Reynier Hernández Palacios graduated in Computer Science at University of Camagüey, Cuba. He received the M.S. degree in Applied Computer Science from the same institution in 2016. From 2009 to 2015, he was a parttime Instructor Professor at the University of Camagüey, where he is currently a researcher and software developer. He is affiliated to the Unión de Informáticos de Cuba, where he teaches courses, conferences, and workshops on a regular basis. He has led research in the area of Artificial Intelligence related to Tourism, Health, and Patrimony. His research interests include deep learning, cloud computing, parallel and highly scalable architectures, and algorithmic efficiency.





Rubén Gran Tejero graduated in Computer Science from University of Zaragoza, Spain. He received his Ph.D. from Polytechnic University of Catalonia (UPC), Spain, in 2010. He is currently an Associate Professor in the Department of Computer Science and Systems Engineering at University of Zaragoza. He has been Program Committee Member of several conferences and workshops in the area: IPDPS, HPCS, and PMBS. His research interests include hard real-time systems, hardware for reducing worst-case execution time and energy consumption, efficient processor microarchitecture, and effective programming for parallel and heterogeneous systems.

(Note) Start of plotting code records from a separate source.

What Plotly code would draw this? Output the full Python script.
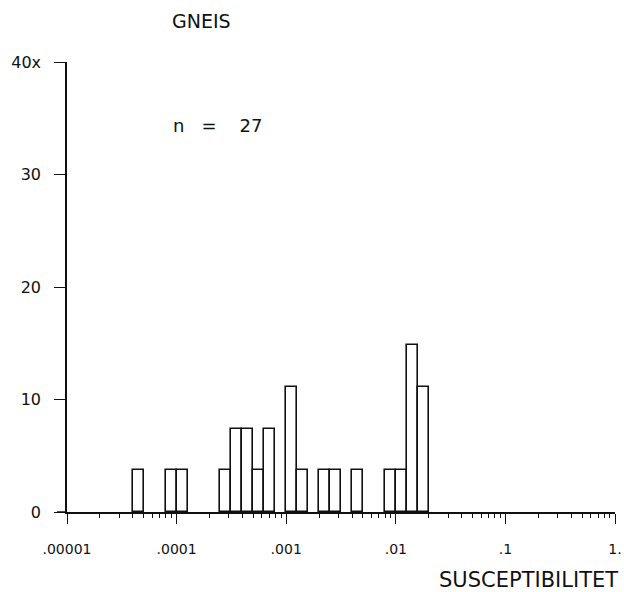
import math
import plotly.graph_objects as go

# log10 of lower bin edge, bin width 0.1 decade
bin_lower_log10 = [-4.4, -4.1, -4.0, -3.6, -3.5, -3.4, -3.3, -3.2, -3.0, -2.9,
                   -2.7, -2.6, -2.4, -2.1, -2.0, -1.9, -1.8]
bin_counts = [1, 1, 1, 1, 2, 2, 1, 2, 3, 1, 1, 1, 1, 1, 1, 4, 3]
n_samples = 27
bin_width = 0.1

x_tick_vals = [-5, -4, -3, -2, -1, 0]
x_tick_text = [".00001", ".0001", ".001", ".01", ".1", "1."]
y_tick_vals = [0, 10, 20, 30, 40]
y_tick_text = ["0", "10", "20", "30", "40x"]

centers = [v + bin_width / 2 for v in bin_lower_log10]
percent = [c / n_samples * 100 for c in bin_counts]
minor_vals = [d + math.log10(k) for d in range(-5, 0) for k in range(2, 10)]

FONT = "DejaVu Sans"
INK = "#111111"
W, H = 624, 592
ML, MR, MT, MB = 67, 9, 62, 80
PW, PH = W - ML - MR, H - MT - MB


def px(x):
    return (x - ML) / PW


def py(y):
    return (H - MB - y) / PH


fig = go.Figure()
fig.add_trace(go.Bar(
    x=centers, y=percent, width=bin_width,
    marker=dict(color="white", line=dict(color=INK, width=1.6)),
    showlegend=False, hoverinfo="skip",
))

fig.update_layout(
    width=W, height=H,
    margin=dict(l=ML, r=MR, t=MT, b=MB, autoexpand=False),
    paper_bgcolor="white", plot_bgcolor="white",
    font=dict(family=FONT, color=INK, size=13),
    bargap=0,
    xaxis=dict(
        range=[-5, 0], showgrid=False, zeroline=False, automargin=False,
        showline=True, linecolor=INK, linewidth=1.5,
        tickmode="array", tickvals=x_tick_vals, ticktext=x_tick_text,
        ticks="outside", ticklen=10, tickwidth=1.4, tickcolor=INK,
        ticklabelstandoff=13, ticklabeloverflow="allow",
        tickfont=dict(size=14, family=FONT, color=INK),
        minor=dict(tickmode="array", tickvals=minor_vals, ticks="outside",
                   ticklen=4, tickwidth=1, tickcolor=INK, showgrid=False),
    ),
    yaxis=dict(
        range=[0, 40], showgrid=False, zeroline=False, automargin=False,
        showline=True, linecolor=INK, linewidth=1.5,
        tickmode="array", tickvals=y_tick_vals, ticktext=y_tick_text,
        ticks="outside", ticklen=11, tickwidth=1.4, tickcolor=INK,
        ticklabelstandoff=10, ticklabeloverflow="allow",
        tickfont=dict(size=16, family=FONT, color=INK),
    ),
    shapes=[
        dict(type="line", xref="paper", yref="paper",
             x0=px(57), x1=0, y0=0, y1=0,
             line=dict(color=INK, width=1.5)),
    ],
    annotations=[
        dict(text="GNEIS", x=px(170), y=py(21), xanchor="left", yanchor="middle",
             xref="paper", yref="paper", showarrow=False,
             font=dict(size=19, family=FONT, color=INK)),
        dict(text="n   =    27", x=px(171), y=py(125), xanchor="left", yanchor="middle",
             xref="paper", yref="paper", showarrow=False,
             font=dict(size=18, family=FONT, color=INK)),
        dict(text="SUSCEPTIBILITET", x=px(620), y=py(580), xanchor="right",
             yanchor="middle", xref="paper", yref="paper", showarrow=False,
             font=dict(size=21, family=FONT, color=INK)),
    ],
)

fig.write_html("out.html")
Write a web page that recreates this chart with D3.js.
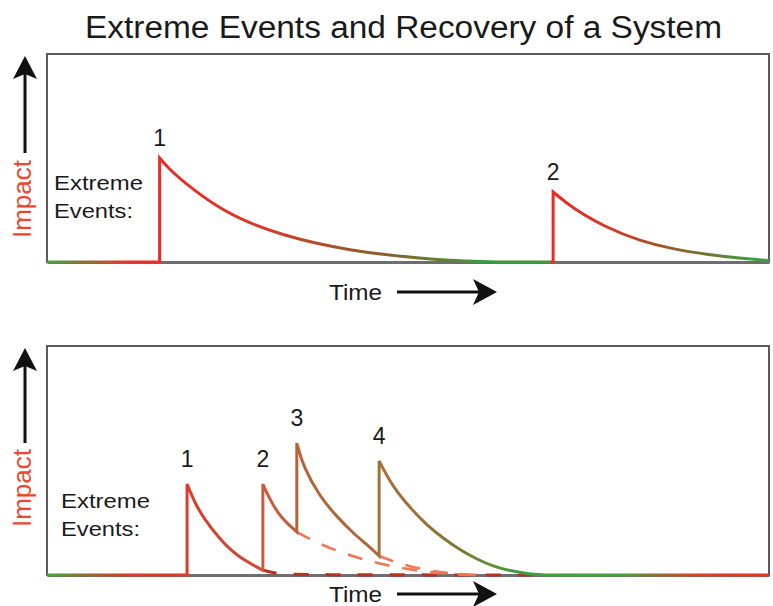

Aleiandro Valero received the Ph D degree in Computer Engineering from Universitat Politècnica de València, Spain, in 2013. From 2013 to 2015, he was a visiting researcher with Northeastern University, Boston, MA, USA, and University of Cambridge, UK, From 2016 to 2021, he was an Assistant Professor with the Department of Computer Science and Systems Engineering, Universidad de Zaragoza, Spain. Since 2021, he has been an Associate Professor with the same department and institution. His Ph.D. research was recognized with multiple awards, including the 2012 Intel Doctoral Student Honor Award and the Gold Medal in the 2013 ACM Student Research Competition (SRC) held in ICS-27. He has been Technical Program Committee Member of several conferences, workshops, and research competitions, including DATE, ICCD, PMBS, and ACM SRC Grand Finals. His research interests include GPU and ASIC architectures, memory hierarchy design, energy efficiency, and fault tolerance. Prof. Valero is a member of the Aragon Institute of Engineering Research (I3A) and the HiPEAC European NoE.